How to Save a City? (Ray Bradbury Responds)
In a stupendous article, Bradbury little by little redesigns the city of LA to save it from its automobile obsession.
If we read his short stories, science fiction novels, his affectionate articles, or even if we see him in interviews on video, Ray Bradbury is pure generosity. And part of his charm was having dedicated his talent to trying to improve the lives of his compatriots. He managed to attract millions of novice readers, and used his imagination not only to conceive the future of all stories, but also to conceive the future of his adoptive city: Los Angeles.
In a little-known article published in 1970 entitled “The Small Town Plaza: What Life Is All About,” Bradbury puts it simply:
Gathering and staring is one of the great pastimes in the countries of the world. But not in Los Angeles. We have forgotten how to gather. So we have forgotten how to stare.
And we forgot not because we wanted to, but because, by fluke or plan, we were pushed off the familiar sidewalks or banned from the old places. Change crept up on us as we slept. We are lemmings in slow motion now, with nowhere to go.
Bradbury lived in Los Angeles from adolescence and in his article laments the fact that the city has sacrificed its gathering places (its squares, candy stores, malt shops and bookstores) in favor of the cult of the automobile. So we climb in our cars. We drive … and drive … and drive … and come home blind with exhaustion. We have seen nothing, nor have we been seen. And he asks, how did we lose it all? How can we bring it back?
He goes on to describe, step by step, what he would do to restore life to the Californian city that has lost itself in its highways. His model is based on a huge urban block, in the form of a square, that offers a gathering place for each nucleus of the population, where people can loiter, stroll, hang out or simply sit and stare. A plaza for the 80 or 90 towns that conform L.A
At the exact center: a round bandstand or stage.
Surrounding this, a huge conversation pit. Enough tables and chairs so that four hundred people can sit out under the stars drinking coffee or Cokes.
At the four corners of the block, four theaters. One for new films. A second for classic old pictures. A third to house live drama, one-act plays, or, on occasion, lectures. The fourth theater would be a coffee house for rock-folk groups. Each theater would hold between three hundred and five hundred people.

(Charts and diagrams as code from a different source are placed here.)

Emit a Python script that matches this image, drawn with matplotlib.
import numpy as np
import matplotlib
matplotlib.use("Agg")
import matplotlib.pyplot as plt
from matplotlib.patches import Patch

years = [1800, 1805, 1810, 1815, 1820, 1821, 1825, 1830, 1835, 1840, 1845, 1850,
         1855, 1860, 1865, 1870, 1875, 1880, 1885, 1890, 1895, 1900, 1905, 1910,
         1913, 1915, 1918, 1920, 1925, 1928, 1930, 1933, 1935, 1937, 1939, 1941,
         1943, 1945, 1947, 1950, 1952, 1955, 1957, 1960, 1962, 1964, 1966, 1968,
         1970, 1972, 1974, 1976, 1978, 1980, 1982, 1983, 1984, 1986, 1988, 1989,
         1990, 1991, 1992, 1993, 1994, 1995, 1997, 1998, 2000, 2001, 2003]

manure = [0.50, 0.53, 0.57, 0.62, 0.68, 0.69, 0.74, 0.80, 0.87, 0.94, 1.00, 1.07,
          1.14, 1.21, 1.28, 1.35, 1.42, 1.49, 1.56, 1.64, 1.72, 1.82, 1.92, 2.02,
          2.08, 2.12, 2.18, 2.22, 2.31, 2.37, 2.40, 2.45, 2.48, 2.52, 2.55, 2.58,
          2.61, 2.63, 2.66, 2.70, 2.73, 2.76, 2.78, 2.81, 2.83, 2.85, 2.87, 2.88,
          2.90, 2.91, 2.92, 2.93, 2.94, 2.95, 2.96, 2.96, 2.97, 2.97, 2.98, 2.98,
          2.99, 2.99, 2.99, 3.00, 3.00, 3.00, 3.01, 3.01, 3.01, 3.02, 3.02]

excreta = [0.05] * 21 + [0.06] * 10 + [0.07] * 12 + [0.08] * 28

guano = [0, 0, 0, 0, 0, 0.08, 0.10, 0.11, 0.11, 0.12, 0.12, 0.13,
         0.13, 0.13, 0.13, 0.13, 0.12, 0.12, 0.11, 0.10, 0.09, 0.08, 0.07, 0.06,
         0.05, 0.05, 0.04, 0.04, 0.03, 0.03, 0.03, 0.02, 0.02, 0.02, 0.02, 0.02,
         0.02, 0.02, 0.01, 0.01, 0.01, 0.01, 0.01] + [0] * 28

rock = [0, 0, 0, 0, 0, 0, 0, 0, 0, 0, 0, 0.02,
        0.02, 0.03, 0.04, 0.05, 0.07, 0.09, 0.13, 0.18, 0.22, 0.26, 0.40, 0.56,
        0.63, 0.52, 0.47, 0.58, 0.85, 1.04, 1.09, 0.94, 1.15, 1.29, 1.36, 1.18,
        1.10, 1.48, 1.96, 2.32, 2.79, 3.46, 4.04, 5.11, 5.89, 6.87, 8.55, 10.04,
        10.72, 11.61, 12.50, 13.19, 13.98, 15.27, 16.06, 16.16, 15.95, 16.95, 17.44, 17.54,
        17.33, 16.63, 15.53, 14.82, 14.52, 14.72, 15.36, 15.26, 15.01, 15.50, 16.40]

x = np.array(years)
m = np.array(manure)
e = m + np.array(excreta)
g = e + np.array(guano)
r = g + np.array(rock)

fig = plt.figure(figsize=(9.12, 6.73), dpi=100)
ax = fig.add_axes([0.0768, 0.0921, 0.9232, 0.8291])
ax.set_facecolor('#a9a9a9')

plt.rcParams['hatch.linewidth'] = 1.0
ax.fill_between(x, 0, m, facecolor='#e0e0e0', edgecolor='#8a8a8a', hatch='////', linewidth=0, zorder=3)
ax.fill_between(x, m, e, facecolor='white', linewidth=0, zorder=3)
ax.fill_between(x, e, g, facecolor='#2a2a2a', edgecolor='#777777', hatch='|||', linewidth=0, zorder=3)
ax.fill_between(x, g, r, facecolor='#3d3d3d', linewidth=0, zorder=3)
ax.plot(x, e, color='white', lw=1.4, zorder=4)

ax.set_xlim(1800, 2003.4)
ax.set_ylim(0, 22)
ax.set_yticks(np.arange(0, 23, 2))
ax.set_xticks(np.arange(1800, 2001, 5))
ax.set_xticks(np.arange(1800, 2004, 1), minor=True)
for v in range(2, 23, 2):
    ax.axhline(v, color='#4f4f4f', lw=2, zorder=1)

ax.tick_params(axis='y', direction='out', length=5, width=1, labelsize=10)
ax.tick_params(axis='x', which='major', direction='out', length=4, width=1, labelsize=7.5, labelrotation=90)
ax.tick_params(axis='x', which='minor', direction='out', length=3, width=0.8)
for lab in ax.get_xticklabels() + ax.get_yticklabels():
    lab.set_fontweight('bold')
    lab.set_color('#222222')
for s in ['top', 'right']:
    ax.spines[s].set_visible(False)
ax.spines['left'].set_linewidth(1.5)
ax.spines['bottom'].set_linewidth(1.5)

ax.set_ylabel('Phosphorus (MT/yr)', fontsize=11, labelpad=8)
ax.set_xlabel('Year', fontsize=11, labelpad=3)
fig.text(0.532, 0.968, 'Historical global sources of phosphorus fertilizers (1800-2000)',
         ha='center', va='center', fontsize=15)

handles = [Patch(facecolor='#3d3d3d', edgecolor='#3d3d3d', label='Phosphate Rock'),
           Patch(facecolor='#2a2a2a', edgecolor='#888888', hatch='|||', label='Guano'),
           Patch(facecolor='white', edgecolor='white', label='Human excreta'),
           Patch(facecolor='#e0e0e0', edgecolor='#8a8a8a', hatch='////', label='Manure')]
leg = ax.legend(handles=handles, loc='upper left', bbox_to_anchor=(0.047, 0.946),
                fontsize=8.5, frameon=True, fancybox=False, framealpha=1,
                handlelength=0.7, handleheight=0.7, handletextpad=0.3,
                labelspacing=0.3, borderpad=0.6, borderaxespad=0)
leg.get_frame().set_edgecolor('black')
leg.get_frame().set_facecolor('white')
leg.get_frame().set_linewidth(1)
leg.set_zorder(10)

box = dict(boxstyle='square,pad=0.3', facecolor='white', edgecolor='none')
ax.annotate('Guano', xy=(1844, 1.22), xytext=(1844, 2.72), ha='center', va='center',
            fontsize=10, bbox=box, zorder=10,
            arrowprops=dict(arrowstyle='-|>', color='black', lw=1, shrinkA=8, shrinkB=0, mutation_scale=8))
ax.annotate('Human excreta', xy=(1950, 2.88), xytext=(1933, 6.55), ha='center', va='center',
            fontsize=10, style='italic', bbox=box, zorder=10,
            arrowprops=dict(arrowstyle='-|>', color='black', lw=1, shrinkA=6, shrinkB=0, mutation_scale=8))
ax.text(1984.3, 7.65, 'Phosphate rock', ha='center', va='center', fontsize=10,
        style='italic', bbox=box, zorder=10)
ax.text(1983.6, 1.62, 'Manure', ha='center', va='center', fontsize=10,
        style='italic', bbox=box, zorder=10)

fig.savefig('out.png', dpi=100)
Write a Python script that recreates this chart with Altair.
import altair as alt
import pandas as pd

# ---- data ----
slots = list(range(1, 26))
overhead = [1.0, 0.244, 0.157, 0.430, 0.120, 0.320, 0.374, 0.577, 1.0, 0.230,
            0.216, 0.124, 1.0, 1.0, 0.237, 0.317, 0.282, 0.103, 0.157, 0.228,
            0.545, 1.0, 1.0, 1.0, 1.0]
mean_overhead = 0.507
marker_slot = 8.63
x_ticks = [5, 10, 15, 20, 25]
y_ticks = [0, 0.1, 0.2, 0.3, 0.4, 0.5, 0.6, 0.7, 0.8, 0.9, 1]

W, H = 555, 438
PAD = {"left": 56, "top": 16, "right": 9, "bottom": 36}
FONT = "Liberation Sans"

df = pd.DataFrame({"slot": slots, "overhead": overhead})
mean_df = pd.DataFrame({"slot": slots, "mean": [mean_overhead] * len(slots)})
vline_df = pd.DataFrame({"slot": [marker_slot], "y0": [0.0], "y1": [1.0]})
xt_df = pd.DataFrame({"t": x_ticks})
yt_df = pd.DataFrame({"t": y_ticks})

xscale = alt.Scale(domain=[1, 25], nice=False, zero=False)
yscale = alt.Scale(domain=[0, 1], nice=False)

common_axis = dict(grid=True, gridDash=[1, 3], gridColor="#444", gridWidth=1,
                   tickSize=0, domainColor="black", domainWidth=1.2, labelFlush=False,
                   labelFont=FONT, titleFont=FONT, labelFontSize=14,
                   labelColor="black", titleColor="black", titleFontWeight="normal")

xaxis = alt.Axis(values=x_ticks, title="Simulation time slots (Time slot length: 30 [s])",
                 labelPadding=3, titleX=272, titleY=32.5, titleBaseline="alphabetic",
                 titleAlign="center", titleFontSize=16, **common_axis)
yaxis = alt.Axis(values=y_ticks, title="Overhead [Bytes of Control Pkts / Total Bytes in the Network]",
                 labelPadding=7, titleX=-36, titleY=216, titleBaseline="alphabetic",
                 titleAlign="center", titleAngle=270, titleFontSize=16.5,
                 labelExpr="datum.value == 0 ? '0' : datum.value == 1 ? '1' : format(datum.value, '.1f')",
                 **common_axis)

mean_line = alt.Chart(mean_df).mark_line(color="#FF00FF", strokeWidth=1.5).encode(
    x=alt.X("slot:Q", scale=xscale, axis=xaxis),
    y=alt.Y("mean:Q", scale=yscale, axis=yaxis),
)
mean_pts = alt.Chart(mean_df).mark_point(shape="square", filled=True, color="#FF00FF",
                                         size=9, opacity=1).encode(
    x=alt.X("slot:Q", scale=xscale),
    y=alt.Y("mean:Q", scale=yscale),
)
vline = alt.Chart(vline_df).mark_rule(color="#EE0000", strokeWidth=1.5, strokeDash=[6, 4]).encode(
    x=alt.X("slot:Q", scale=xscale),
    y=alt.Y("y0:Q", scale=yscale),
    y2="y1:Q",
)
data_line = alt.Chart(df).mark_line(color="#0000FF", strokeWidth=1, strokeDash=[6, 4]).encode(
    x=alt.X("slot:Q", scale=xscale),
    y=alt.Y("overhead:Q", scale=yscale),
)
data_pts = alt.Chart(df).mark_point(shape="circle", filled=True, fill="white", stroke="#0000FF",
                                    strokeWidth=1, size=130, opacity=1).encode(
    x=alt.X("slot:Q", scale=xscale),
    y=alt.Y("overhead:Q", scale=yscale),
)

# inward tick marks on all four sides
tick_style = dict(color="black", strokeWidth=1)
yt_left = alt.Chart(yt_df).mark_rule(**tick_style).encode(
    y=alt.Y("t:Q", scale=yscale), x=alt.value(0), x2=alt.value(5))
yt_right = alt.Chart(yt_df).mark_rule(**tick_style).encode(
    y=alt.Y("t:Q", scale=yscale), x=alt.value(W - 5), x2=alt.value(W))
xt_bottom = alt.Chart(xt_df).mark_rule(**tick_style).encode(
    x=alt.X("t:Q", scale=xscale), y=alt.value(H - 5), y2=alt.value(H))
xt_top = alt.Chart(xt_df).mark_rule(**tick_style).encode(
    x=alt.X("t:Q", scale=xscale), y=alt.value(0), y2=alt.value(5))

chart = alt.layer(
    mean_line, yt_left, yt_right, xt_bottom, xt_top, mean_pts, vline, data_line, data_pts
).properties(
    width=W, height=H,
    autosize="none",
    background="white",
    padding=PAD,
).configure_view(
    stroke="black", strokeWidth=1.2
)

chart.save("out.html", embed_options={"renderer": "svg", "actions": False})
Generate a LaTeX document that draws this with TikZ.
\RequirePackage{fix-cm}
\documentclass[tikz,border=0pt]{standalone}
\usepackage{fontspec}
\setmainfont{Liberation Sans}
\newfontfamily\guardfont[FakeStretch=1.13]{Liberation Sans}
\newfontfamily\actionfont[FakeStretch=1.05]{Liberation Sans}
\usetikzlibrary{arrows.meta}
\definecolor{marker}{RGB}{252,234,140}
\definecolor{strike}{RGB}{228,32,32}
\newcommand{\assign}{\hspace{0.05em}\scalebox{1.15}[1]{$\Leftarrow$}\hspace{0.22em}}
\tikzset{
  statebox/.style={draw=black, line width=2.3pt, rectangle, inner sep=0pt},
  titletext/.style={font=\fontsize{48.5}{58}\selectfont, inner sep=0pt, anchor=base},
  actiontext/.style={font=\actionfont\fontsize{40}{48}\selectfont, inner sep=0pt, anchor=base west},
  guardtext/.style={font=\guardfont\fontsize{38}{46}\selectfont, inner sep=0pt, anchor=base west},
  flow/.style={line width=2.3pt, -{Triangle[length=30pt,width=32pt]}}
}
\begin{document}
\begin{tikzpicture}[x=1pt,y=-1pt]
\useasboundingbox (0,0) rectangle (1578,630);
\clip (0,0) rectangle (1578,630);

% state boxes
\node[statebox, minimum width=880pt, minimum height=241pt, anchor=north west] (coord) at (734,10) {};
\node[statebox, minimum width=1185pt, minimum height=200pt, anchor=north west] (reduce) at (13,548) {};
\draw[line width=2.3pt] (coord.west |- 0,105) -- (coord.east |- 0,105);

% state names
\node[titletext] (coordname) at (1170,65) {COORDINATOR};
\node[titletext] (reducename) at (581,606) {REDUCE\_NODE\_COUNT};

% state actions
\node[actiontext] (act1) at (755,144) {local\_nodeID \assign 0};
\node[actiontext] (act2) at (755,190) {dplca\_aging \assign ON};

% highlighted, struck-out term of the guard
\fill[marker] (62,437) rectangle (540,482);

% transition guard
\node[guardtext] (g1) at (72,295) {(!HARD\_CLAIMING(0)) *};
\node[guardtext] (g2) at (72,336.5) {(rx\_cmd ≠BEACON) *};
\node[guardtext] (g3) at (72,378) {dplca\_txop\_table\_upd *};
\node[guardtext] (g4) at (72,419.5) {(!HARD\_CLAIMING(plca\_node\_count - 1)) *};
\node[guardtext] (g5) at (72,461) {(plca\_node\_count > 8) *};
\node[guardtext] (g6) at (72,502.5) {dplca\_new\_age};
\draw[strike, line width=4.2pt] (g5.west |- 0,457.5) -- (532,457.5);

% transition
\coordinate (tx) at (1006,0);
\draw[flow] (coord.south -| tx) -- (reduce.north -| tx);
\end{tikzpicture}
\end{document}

The stores on the square, he says, would be:
A pizza parlor. Malt shop. Delicatessen. Hamburger joint. Candy shop. Spaghetti cafe….
Bradbury also suggests a huge stationers, an ironmonger’s, an art materials store, a gallery, a record shop, a tobacconist and three bookstores.
One for hardcovers, one for paperbacks and the third to be an old and rare bookseller’s crypt, properly floundered in dust and half-light. This last should have a real fire-hearth at its center where, on cool nights, six easy chairs could be drawn about for idling bookmen/students in séance with Byron’s ghost, bricked in by thousands of ancient and honorable tomes.
In the same way that he always used the hypothetical future as the source for his brilliance, here he uses the idyllic past, the simple past, to project the values that should be rescued before they disappear to the detriment of us all. One where simply eating an ice-cream or sitting on a bench and watching people pass by are the best ways of socializing and being emotionally healthy. His enthusiasm is so gentile that it makes him see everything so simply and it also reveals the implicit simplicity in a love for life, and that creativity only requires us to make lists.